▶ [Exercise description] Please retype the data in full and exactly; the pictures are not part of the copy.
----
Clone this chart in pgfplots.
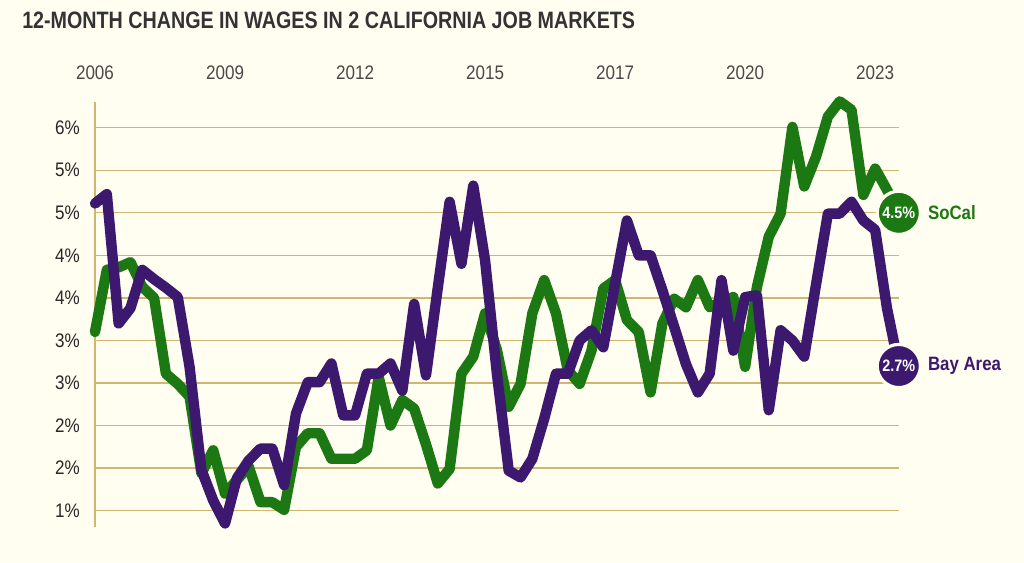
\documentclass[border=0pt]{standalone}
\usepackage{fontspec}
\setmainfont{Liberation Sans}[FakeStretch=0.87]
\newfontfamily\titlefont{Liberation Sans}[FakeStretch=0.83]
\usepackage{pgfplots}
\pgfplotsset{compat=1.18}

\definecolor{bg}{RGB}{255,254,240}
\definecolor{gridgold}{RGB}{208,182,112}
\definecolor{socal}{RGB}{28,120,18}
\definecolor{bay}{RGB}{60,24,110}
\definecolor{titlegray}{RGB}{51,51,51}
\definecolor{ticktext}{RGB}{40,40,40}

% quarterly 12-month wage change, % (index 0 = first quarter shown)
\pgfplotstableread{
i  socal bay
0  3.10 4.61
1  3.83 4.72
2  3.86 3.20
3  3.92 3.38
4  3.63 3.83
5  3.50 3.72
6  2.61 3.62
7  2.49 3.51
8  2.34 2.69
9  1.44 1.48
10 1.71 1.12
11 1.20 0.85
12 1.36 1.38
13 1.52 1.59
14 1.10 1.73
15 1.10 1.73
16 1.01 1.30
17 1.75 2.14
18 1.91 2.51
19 1.91 2.51
20 1.61 2.73
21 1.61 2.12
22 1.61 2.12
23 1.71 2.61
24 2.57 2.61
25 2.00 2.73
26 2.30 2.41
27 2.20 3.43
28 1.78 2.59
29 1.32 3.62
30 1.49 4.63
31 2.61 3.90
32 2.81 4.82
33 3.32 3.94
34 2.89 2.61
35 2.22 1.47
36 2.49 1.39
37 3.32 1.61
38 3.71 2.08
39 3.32 2.61
40 2.65 2.61
41 2.49 3.00
42 2.88 3.12
43 3.61 2.92
44 3.71 3.67
45 3.24 4.41
46 3.10 4.00
47 2.39 4.00
48 3.20 3.59
49 3.49 3.16
50 3.39 2.72
51 3.71 2.39
52 3.39 2.61
53 3.46 3.71
54 3.51 2.88
55 2.69 3.51
56 3.63 3.53
57 4.22 2.18
58 4.49 3.12
59 5.51 3.00
60 4.81 2.81
61 5.16 3.66
62 5.63 4.49
63 5.81 4.49
64 5.71 4.63
65 4.71 4.41
66 5.02 4.30
67 4.77 3.38
68 4.50 2.70
}\wages

\begin{document}
\begin{tikzpicture}
\fill[bg] (0,0) rectangle (768pt,422.25pt);
\useasboundingbox (0,0) rectangle (768pt,422.25pt);
\node[anchor=base west, inner sep=0pt, text=titlegray,
  font=\titlefont\bfseries\fontsize{17.8}{20}\selectfont]
  at (16.5pt,400.5pt) {12-MONTH CHANGE IN WAGES IN 2 CALIFORNIA JOB MARKETS};
\begin{axis}[
  at={(71.25pt,27.23pt)}, anchor=south west,
  scale only axis, width=602.85pt, height=318.75pt,
  xmin=0, xmax=68, ymin=0.812, ymax=5.806,
  clip=false,
  axis line style={draw=none},
  major tick length=0pt,
  xtick={0,11,22,33,44,55,66},
  xticklabels={2006,2009,2012,2015,2017,2020,2023},
  xticklabel pos=upper,
  xticklabel style={anchor=base, inner sep=0pt, yshift=17pt,
    text=ticktext!85, font=\fontsize{14.7}{16}\selectfont},
  ytick={1,1.5,2,2.5,3,3.5,4,4.5,5,5.5},
  yticklabels={1\%,2\%,2\%,3\%,3\%,4\%,4\%,5\%,5\%,6\%},
  yticklabel style={anchor=east, inner sep=0pt, xshift=-11.25pt,
    text=ticktext, font=\fontsize{14.7}{16}\selectfont},
  ymajorgrids,
  grid style={gridgold, line width=1pt},
  /pgf/number format/assume math mode=true,
]
\draw[gridgold, line width=1.3pt] (axis cs:0,0.812) -- (axis cs:0,5.806);
\addplot[socal, line width=7.8pt, line join=round, line cap=round] table[x=i, y=socal] {\wages};
\addplot[bay, line width=7.8pt, line join=round, line cap=round] table[x=i, y=bay] {\wages};
\addplot[only marks, mark=*, mark size=16.2pt,
  mark options={fill=socal, draw=bg, line width=2.4pt},
  nodes near coords={4.5\%},
  nodes near coords style={anchor=center, text=white,
    font=\bfseries\fontsize{12.4}{13}\selectfont}]
  coordinates {(68,4.5)};
\addplot[only marks, mark=*, mark size=16.2pt,
  mark options={fill=bay, draw=bg, line width=2.4pt},
  nodes near coords={2.7\%},
  nodes near coords style={anchor=center, text=white,
    font=\bfseries\fontsize{12.4}{13}\selectfont}]
  coordinates {(68,2.7)};
\node[anchor=west, inner sep=0pt, xshift=21.75pt, text=socal,
  font=\bfseries\fontsize{14.5}{16}\selectfont] at (axis cs:68,4.5) {SoCal};
\node[anchor=west, inner sep=0pt, xshift=21.75pt, text=bay,
  font=\bfseries\fontsize{14.5}{16}\selectfont] at (axis cs:68,2.7) {Bay Area};
\end{axis}
\end{tikzpicture}
\end{document}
----
▶ [Written response]
Clone this chart in pgfplots.
\documentclass[border=0pt]{standalone}
\usepackage{fontspec}
\setmainfont{Liberation Sans}[FakeStretch=0.87]
\newfontfamily\titlefont{Liberation Sans}[FakeStretch=0.83]
\usepackage{pgfplots}
\pgfplotsset{compat=1.18}

\definecolor{bg}{RGB}{255,254,240}
\definecolor{gridgold}{RGB}{208,182,112}
\definecolor{socal}{RGB}{28,120,18}
\definecolor{bay}{RGB}{60,24,110}
\definecolor{titlegray}{RGB}{51,51,51}
\definecolor{ticktext}{RGB}{40,40,40}

% quarterly 12-month wage change, % (index 0 = first quarter shown)
\pgfplotstableread{
i  socal bay
0  3.10 4.61
1  3.83 4.72
2  3.86 3.20
3  3.92 3.38
4  3.63 3.83
5  3.50 3.72
6  2.61 3.62
7  2.49 3.51
8  2.34 2.69
9  1.44 1.48
10 1.71 1.12
11 1.20 0.85
12 1.36 1.38
13 1.52 1.59
14 1.10 1.73
15 1.10 1.73
16 1.01 1.30
17 1.75 2.14
18 1.91 2.51
19 1.91 2.51
20 1.61 2.73
21 1.61 2.12
22 1.61 2.12
23 1.71 2.61
24 2.57 2.61
25 2.00 2.73
26 2.30 2.41
27 2.20 3.43
28 1.78 2.59
29 1.32 3.62
30 1.49 4.63
31 2.61 3.90
32 2.81 4.82
33 3.32 3.94
34 2.89 2.61
35 2.22 1.47
36 2.49 1.39
37 3.32 1.61
38 3.71 2.08
39 3.32 2.61
40 2.65 2.61
41 2.49 3.00
42 2.88 3.12
43 3.61 2.92
44 3.71 3.67
45 3.24 4.41
46 3.10 4.00
47 2.39 4.00
48 3.20 3.59
49 3.49 3.16
50 3.39 2.72
51 3.71 2.39
52 3.39 2.61
53 3.46 3.71
54 3.51 2.88
55 2.69 3.51
56 3.63 3.53
57 4.22 2.18
58 4.49 3.12
59 5.51 3.00
60 4.81 2.81
61 5.16 3.66
62 5.63 4.49
63 5.81 4.49
64 5.71 4.63
65 4.71 4.41
66 5.02 4.30
67 4.77 3.38
68 4.50 2.70
}\wages

\begin{document}
\begin{tikzpicture}
\fill[bg] (0,0) rectangle (768pt,422.25pt);
\useasboundingbox (0,0) rectangle (768pt,422.25pt);
\node[anchor=base west, inner sep=0pt, text=titlegray,
  font=\titlefont\bfseries\fontsize{17.8}{20}\selectfont]
  at (16.5pt,400.5pt) {12-MONTH CHANGE IN WAGES IN 2 CALIFORNIA JOB MARKETS};
\begin{axis}[
  at={(71.25pt,27.23pt)}, anchor=south west,
  scale only axis, width=602.85pt, height=318.75pt,
  xmin=0, xmax=68, ymin=0.812, ymax=5.806,
  clip=false,
  axis line style={draw=none},
  major tick length=0pt,
  xtick={0,11,22,33,44,55,66},
  xticklabels={2006,2009,2012,2015,2017,2020,2023},
  xticklabel pos=upper,
  xticklabel style={anchor=base, inner sep=0pt, yshift=17pt,
    text=ticktext!85, font=\fontsize{14.7}{16}\selectfont},
  ytick={1,1.5,2,2.5,3,3.5,4,4.5,5,5.5},
  yticklabels={1\%,2\%,2\%,3\%,3\%,4\%,4\%,5\%,5\%,6\%},
  yticklabel style={anchor=east, inner sep=0pt, xshift=-11.25pt,
    text=ticktext, font=\fontsize{14.7}{16}\selectfont},
  ymajorgrids,
  grid style={gridgold, line width=1pt},
  /pgf/number format/assume math mode=true,
]
\draw[gridgold, line width=1.3pt] (axis cs:0,0.812) -- (axis cs:0,5.806);
\addplot[socal, line width=7.8pt, line join=round, line cap=round] table[x=i, y=socal] {\wages};
\addplot[bay, line width=7.8pt, line join=round, line cap=round] table[x=i, y=bay] {\wages};
\addplot[only marks, mark=*, mark size=16.2pt,
  mark options={fill=socal, draw=bg, line width=2.4pt},
  nodes near coords={4.5\%},
  nodes near coords style={anchor=center, text=white,
    font=\bfseries\fontsize{12.4}{13}\selectfont}]
  coordinates {(68,4.5)};
\addplot[only marks, mark=*, mark size=16.2pt,
  mark options={fill=bay, draw=bg, line width=2.4pt},
  nodes near coords={2.7\%},
  nodes near coords style={anchor=center, text=white,
    font=\bfseries\fontsize{12.4}{13}\selectfont}]
  coordinates {(68,2.7)};
\node[anchor=west, inner sep=0pt, xshift=21.75pt, text=socal,
  font=\bfseries\fontsize{14.5}{16}\selectfont] at (axis cs:68,4.5) {SoCal};
\node[anchor=west, inner sep=0pt, xshift=21.75pt, text=bay,
  font=\bfseries\fontsize{14.5}{16}\selectfont] at (axis cs:68,2.7) {Bay Area};
\end{axis}
\end{tikzpicture}
\end{document}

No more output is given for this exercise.